Spare parts became precious. The Alaska Highway that spooled out behind the soldiers with their dozers and carryalls and hand tools in 1942 swarmed with smaller vehicles, especially deuce and a half trucks. The equipment plowing through the woods required more than mountains of 55-gallon drums of fuel. Mud pulled hoses loose, tracks and rollers broke. Truck axles broke. Tires wore out and blew out.
Each company assigned ‘mechanics’ as the first line of defense against equipment problems. Relatively few of these men brought training and experience to the job. One of them, John Bollin of Company F of the 93rd Engineers, had never clapped eyes on most of his equipment before he arrived in the North Country. Civilian John had worked for a dry cleaner in Virginia. Years after the fact, he told a PBS interviewer, “He was an asphalt and concrete city boy and didn’t know nothing about this heavy equipment.” He learned fast, on the job and in a hurry. “We were able to overcome what we did not know by trial and error.”
The regimental motor pool backed up the field mechanics with specialized equipment and better trained mechanics. In the 93rd Charlie Mittenbaum, a PRA master mechanic provided training and advice.
In the end, though, regardless of who did maintenance and repair, they couldn’t do it without parts and supplies.
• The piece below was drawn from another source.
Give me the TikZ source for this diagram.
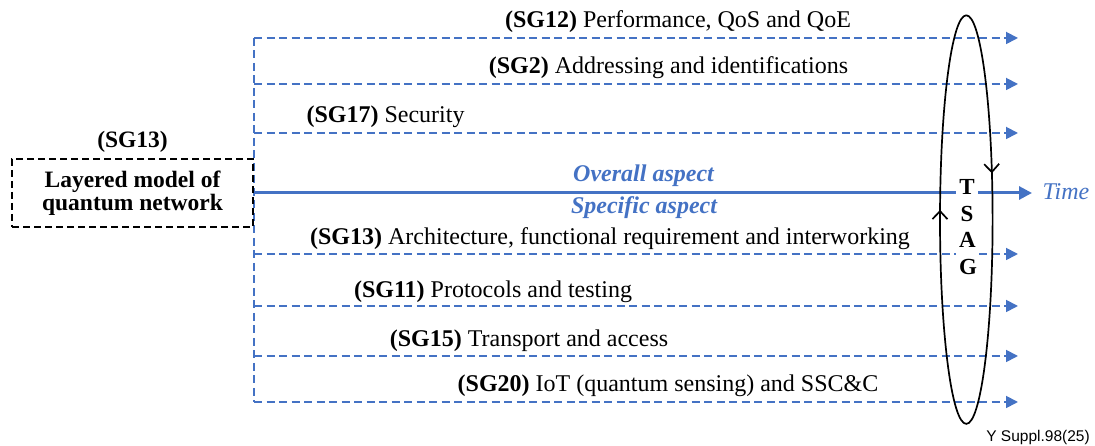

The deuce-and-a-half’s crawling the road carried those too—when they could get them.

In the field and in the motor pool, mechanics resorted to cannibalizing broken equipment to get parts for other broken equipment. Long deadlines, cannibalized vehicles waiting for parts, sprouted and grew across the yards at the regimental motor pools. Other broken vehicles littered the roadsides.

Civilian specialists worked alongside the Quartermaster Corps to try to satisfy the urgent need. Parts orders overwhelmed the Caterpillar offices in Whitehorse and Ft. St. John. Orders for tires overwhelmed G.K. Allen who operated tire supply facilities in Ft. St. John and Whitehorse. An order for 1250 tires might result in delivery of 250.